··· Dataset ···

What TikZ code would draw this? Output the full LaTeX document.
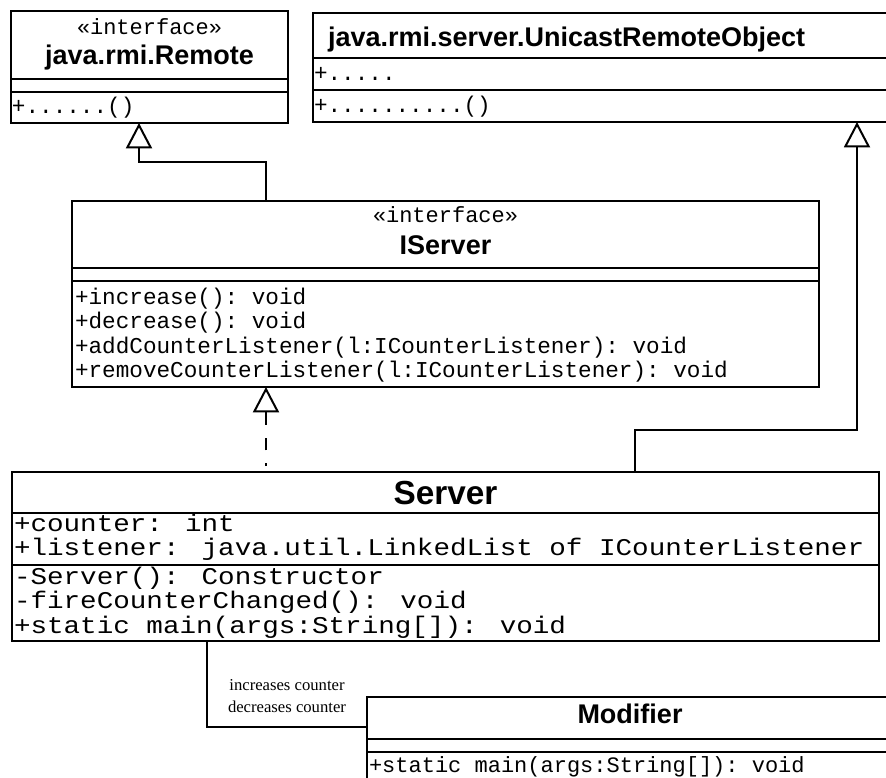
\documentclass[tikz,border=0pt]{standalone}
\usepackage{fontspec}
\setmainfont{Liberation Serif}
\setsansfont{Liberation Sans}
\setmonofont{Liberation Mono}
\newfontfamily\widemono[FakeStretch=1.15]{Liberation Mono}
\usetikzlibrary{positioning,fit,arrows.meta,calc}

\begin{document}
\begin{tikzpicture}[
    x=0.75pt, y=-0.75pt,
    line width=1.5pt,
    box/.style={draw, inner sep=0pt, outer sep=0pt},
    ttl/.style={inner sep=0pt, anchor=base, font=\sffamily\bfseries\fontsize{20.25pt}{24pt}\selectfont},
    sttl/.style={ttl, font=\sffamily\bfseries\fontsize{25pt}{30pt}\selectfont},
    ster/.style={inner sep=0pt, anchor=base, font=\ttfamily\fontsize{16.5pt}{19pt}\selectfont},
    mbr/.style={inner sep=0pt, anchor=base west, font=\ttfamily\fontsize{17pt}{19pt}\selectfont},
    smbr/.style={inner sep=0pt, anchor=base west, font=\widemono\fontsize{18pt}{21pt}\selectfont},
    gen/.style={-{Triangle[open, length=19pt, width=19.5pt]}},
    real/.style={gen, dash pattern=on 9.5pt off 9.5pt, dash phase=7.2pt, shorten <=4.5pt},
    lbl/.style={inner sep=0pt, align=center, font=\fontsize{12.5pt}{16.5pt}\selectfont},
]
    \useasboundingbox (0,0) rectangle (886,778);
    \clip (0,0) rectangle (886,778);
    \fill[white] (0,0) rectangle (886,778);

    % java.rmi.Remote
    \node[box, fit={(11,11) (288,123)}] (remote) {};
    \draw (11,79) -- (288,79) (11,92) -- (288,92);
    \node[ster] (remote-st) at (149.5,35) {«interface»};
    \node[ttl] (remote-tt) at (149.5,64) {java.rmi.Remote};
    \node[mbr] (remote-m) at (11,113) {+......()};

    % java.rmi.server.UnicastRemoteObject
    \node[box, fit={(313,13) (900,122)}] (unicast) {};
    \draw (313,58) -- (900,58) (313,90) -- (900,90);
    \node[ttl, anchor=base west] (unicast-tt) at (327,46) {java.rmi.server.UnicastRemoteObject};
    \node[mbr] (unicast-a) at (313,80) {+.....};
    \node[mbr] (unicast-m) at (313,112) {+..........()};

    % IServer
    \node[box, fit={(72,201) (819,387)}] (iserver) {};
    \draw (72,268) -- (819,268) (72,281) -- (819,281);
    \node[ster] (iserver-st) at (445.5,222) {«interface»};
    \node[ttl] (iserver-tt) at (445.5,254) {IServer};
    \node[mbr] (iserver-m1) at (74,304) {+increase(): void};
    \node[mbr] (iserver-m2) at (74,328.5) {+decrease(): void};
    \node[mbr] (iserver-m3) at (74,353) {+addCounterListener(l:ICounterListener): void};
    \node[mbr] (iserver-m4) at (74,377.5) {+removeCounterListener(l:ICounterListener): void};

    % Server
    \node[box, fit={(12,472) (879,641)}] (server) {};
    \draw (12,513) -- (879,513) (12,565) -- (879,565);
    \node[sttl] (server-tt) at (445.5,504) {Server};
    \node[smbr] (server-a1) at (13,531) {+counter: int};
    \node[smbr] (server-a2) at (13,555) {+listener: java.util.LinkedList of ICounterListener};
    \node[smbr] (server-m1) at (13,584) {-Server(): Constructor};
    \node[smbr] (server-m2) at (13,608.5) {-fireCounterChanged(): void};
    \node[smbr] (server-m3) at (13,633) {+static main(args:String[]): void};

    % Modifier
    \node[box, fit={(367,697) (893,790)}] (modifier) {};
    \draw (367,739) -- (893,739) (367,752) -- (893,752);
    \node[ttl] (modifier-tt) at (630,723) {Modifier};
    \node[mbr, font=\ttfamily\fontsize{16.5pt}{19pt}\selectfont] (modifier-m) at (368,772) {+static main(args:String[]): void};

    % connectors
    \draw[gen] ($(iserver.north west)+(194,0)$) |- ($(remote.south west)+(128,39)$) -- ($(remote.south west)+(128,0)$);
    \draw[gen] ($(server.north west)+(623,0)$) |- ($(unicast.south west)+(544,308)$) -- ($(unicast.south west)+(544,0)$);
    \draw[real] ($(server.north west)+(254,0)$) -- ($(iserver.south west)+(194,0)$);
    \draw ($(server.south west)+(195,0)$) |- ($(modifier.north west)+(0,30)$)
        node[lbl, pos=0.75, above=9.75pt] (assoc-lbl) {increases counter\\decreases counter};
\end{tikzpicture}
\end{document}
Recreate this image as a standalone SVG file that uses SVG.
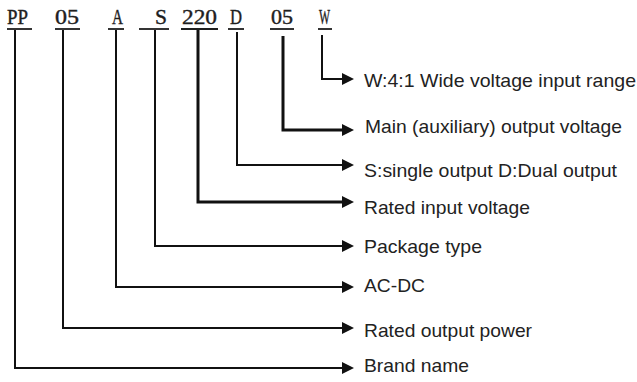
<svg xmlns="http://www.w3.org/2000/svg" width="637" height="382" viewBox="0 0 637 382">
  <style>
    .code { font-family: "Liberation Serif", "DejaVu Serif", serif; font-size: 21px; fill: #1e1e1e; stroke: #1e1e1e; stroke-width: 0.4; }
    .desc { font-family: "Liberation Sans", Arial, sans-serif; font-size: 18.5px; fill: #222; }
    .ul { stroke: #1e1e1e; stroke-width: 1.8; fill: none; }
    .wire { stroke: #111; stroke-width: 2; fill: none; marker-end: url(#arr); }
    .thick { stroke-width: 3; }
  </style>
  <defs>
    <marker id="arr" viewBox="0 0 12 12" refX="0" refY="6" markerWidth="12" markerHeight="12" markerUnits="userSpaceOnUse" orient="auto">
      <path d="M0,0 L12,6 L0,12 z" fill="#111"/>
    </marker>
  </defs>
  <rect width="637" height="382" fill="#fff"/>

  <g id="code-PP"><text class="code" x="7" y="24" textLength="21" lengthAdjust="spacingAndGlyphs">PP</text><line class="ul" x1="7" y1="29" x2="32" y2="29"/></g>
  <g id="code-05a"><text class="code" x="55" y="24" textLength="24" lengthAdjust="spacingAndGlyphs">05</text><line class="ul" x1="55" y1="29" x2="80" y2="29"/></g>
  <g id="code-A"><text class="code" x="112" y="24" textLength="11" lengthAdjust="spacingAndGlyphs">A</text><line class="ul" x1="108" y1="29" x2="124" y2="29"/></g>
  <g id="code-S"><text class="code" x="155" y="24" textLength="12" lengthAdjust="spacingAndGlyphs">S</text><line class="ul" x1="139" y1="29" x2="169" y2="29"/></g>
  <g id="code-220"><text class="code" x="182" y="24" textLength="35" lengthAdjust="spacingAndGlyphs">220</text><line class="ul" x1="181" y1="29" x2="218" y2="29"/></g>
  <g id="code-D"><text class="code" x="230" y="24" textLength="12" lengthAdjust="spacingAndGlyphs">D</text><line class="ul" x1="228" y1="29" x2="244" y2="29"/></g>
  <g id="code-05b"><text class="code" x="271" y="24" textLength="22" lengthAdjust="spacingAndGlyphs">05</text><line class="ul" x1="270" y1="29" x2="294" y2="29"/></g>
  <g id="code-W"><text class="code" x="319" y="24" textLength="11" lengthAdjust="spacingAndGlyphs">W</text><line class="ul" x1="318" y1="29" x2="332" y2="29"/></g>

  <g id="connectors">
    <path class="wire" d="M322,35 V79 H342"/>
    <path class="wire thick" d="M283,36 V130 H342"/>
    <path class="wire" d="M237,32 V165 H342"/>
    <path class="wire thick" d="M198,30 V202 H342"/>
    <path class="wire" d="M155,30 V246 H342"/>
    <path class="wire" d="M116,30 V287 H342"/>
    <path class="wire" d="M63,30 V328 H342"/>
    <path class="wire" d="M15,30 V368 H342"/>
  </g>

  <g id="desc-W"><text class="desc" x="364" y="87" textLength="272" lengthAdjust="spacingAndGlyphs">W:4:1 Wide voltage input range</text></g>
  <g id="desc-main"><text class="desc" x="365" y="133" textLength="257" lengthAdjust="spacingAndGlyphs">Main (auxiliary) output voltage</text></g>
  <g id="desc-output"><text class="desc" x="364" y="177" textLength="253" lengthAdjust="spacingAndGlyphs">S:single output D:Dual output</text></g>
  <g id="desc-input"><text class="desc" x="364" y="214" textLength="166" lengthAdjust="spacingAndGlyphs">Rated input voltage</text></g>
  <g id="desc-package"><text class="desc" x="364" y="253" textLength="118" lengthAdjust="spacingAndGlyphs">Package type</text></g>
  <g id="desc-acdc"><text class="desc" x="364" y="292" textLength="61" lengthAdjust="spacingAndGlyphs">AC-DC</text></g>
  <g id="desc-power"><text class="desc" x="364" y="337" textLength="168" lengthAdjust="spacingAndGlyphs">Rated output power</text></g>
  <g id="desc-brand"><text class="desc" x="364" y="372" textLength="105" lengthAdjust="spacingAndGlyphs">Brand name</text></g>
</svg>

···

=== Instructions for the task ===
Return nothing but the lines running from the start of the data to the line with "(unicast-m) at (313,112)", please, both ends included and no pictures.

=== Response ===
What TikZ code would draw this? Output the full LaTeX document.
\documentclass[tikz,border=0pt]{standalone}
\usepackage{fontspec}
\setmainfont{Liberation Serif}
\setsansfont{Liberation Sans}
\setmonofont{Liberation Mono}
\newfontfamily\widemono[FakeStretch=1.15]{Liberation Mono}
\usetikzlibrary{positioning,fit,arrows.meta,calc}

\begin{document}
\begin{tikzpicture}[
    x=0.75pt, y=-0.75pt,
    line width=1.5pt,
    box/.style={draw, inner sep=0pt, outer sep=0pt},
    ttl/.style={inner sep=0pt, anchor=base, font=\sffamily\bfseries\fontsize{20.25pt}{24pt}\selectfont},
    sttl/.style={ttl, font=\sffamily\bfseries\fontsize{25pt}{30pt}\selectfont},
    ster/.style={inner sep=0pt, anchor=base, font=\ttfamily\fontsize{16.5pt}{19pt}\selectfont},
    mbr/.style={inner sep=0pt, anchor=base west, font=\ttfamily\fontsize{17pt}{19pt}\selectfont},
    smbr/.style={inner sep=0pt, anchor=base west, font=\widemono\fontsize{18pt}{21pt}\selectfont},
    gen/.style={-{Triangle[open, length=19pt, width=19.5pt]}},
    real/.style={gen, dash pattern=on 9.5pt off 9.5pt, dash phase=7.2pt, shorten <=4.5pt},
    lbl/.style={inner sep=0pt, align=center, font=\fontsize{12.5pt}{16.5pt}\selectfont},
]
    \useasboundingbox (0,0) rectangle (886,778);
    \clip (0,0) rectangle (886,778);
    \fill[white] (0,0) rectangle (886,778);

    % java.rmi.Remote
    \node[box, fit={(11,11) (288,123)}] (remote) {};
    \draw (11,79) -- (288,79) (11,92) -- (288,92);
    \node[ster] (remote-st) at (149.5,35) {«interface»};
    \node[ttl] (remote-tt) at (149.5,64) {java.rmi.Remote};
    \node[mbr] (remote-m) at (11,113) {+......()};

    % java.rmi.server.UnicastRemoteObject
    \node[box, fit={(313,13) (900,122)}] (unicast) {};
    \draw (313,58) -- (900,58) (313,90) -- (900,90);
    \node[ttl, anchor=base west] (unicast-tt) at (327,46) {java.rmi.server.UnicastRemoteObject};
    \node[mbr] (unicast-a) at (313,80) {+.....};
    \node[mbr] (unicast-m) at (313,112) {+..........()};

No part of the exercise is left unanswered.